(PROVIDED MATERIAL):
** START **

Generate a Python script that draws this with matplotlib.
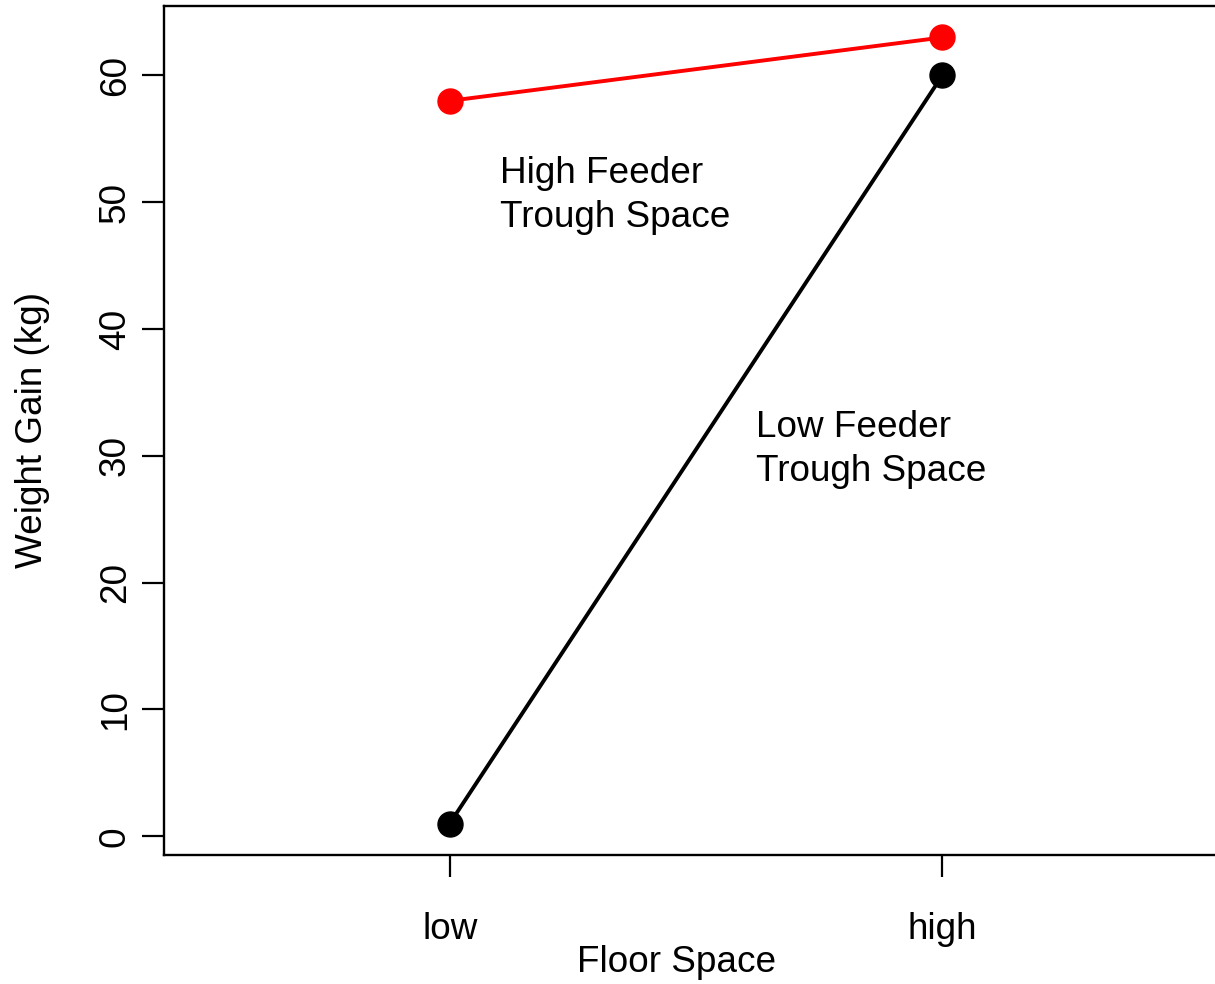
import matplotlib
matplotlib.use("Agg")
import matplotlib.pyplot as plt
import matplotlib.transforms as mtransforms

plt.rcParams['font.family'] = ['Liberation Sans', 'DejaVu Sans']

categories = ["low", "high"]
low_trough = [1, 60]
high_trough = [58, 63]
labels = ["High Feeder\nTrough Space", "Low Feeder\nTrough Space"]

W, H = 1215, 984
fig = plt.figure(figsize=(W / 100, H / 100), dpi=100)
left, right, top, bottom = 164, 1228, 6, 855
ax = fig.add_axes([left / W, 1 - bottom / H, (right - left) / W, (bottom - top) / H])

x = [1, 2]
ax.plot(x, high_trough, color='#ff0000', lw=2.8, marker='o', ms=18, mec='#ff0000', mfc='#ff0000', clip_on=False, zorder=3)
ax.plot(x, low_trough, color='black', lw=2.8, marker='o', ms=18, clip_on=False, zorder=3)

fs = 26.6
ax.text(1.103, 48.03, labels[0], ha='left', va='baseline', fontsize=fs, linespacing=1.33)
ax.text(1.621, 28.0, labels[1], ha='left', va='baseline', fontsize=fs, linespacing=1.33)

ax.set_xlim(0.42, 2.58)
ax.set_ylim(-1.48, 65.48)
ax.set_xticks(x)
ax.set_xticklabels(categories, fontsize=fs)
ax.set_yticks([0, 10, 20, 30, 40, 50, 60])
ax.set_yticklabels([str(v) for v in [0, 10, 20, 30, 40, 50, 60]], fontsize=fs, rotation=90, va='center')

shift = mtransforms.ScaledTranslation(-5 / 100, 0, fig.dpi_scale_trans)
for lab in ax.get_xticklabels():
    lab.set_transform(lab.get_transform() + shift)

for s in ax.spines.values():
    s.set_linewidth(1.7)
ax.tick_params(axis='both', direction='out', length=16, width=1.6)
ax.tick_params(axis='x', pad=25)
ax.tick_params(axis='y', pad=6.5)

ax.set_xlabel("Floor Space", fontsize=fs)
ax.set_ylabel("Weight Gain (kg)", fontsize=fs)
ax.xaxis.set_label_coords((677 - left) / (right - left), -(963 - bottom) / (bottom - top))
ax.xaxis.label.set_va('center')
ax.yaxis.set_label_coords(-(164 - 33) / (right - left), 0.5)
ax.yaxis.label.set_va('center')

fig.savefig("out.png", dpi=100)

** END **

(GOAL): Repeat the material above in full and exactly, apart from the pictures.

(RESULT):
Generate a Python script that draws this with matplotlib.
import matplotlib
matplotlib.use("Agg")
import matplotlib.pyplot as plt
import matplotlib.transforms as mtransforms

plt.rcParams['font.family'] = ['Liberation Sans', 'DejaVu Sans']

categories = ["low", "high"]
low_trough = [1, 60]
high_trough = [58, 63]
labels = ["High Feeder\nTrough Space", "Low Feeder\nTrough Space"]

W, H = 1215, 984
fig = plt.figure(figsize=(W / 100, H / 100), dpi=100)
left, right, top, bottom = 164, 1228, 6, 855
ax = fig.add_axes([left / W, 1 - bottom / H, (right - left) / W, (bottom - top) / H])

x = [1, 2]
ax.plot(x, high_trough, color='#ff0000', lw=2.8, marker='o', ms=18, mec='#ff0000', mfc='#ff0000', clip_on=False, zorder=3)
ax.plot(x, low_trough, color='black', lw=2.8, marker='o', ms=18, clip_on=False, zorder=3)

fs = 26.6
ax.text(1.103, 48.03, labels[0], ha='left', va='baseline', fontsize=fs, linespacing=1.33)
ax.text(1.621, 28.0, labels[1], ha='left', va='baseline', fontsize=fs, linespacing=1.33)

ax.set_xlim(0.42, 2.58)
ax.set_ylim(-1.48, 65.48)
ax.set_xticks(x)
ax.set_xticklabels(categories, fontsize=fs)
ax.set_yticks([0, 10, 20, 30, 40, 50, 60])
ax.set_yticklabels([str(v) for v in [0, 10, 20, 30, 40, 50, 60]], fontsize=fs, rotation=90, va='center')

shift = mtransforms.ScaledTranslation(-5 / 100, 0, fig.dpi_scale_trans)
for lab in ax.get_xticklabels():
    lab.set_transform(lab.get_transform() + shift)

for s in ax.spines.values():
    s.set_linewidth(1.7)
ax.tick_params(axis='both', direction='out', length=16, width=1.6)
ax.tick_params(axis='x', pad=25)
ax.tick_params(axis='y', pad=6.5)

ax.set_xlabel("Floor Space", fontsize=fs)
ax.set_ylabel("Weight Gain (kg)", fontsize=fs)
ax.xaxis.set_label_coords((677 - left) / (right - left), -(963 - bottom) / (bottom - top))
ax.xaxis.label.set_va('center')
ax.yaxis.set_label_coords(-(164 - 33) / (right - left), 0.5)
ax.yaxis.label.set_va('center')

fig.savefig("out.png", dpi=100)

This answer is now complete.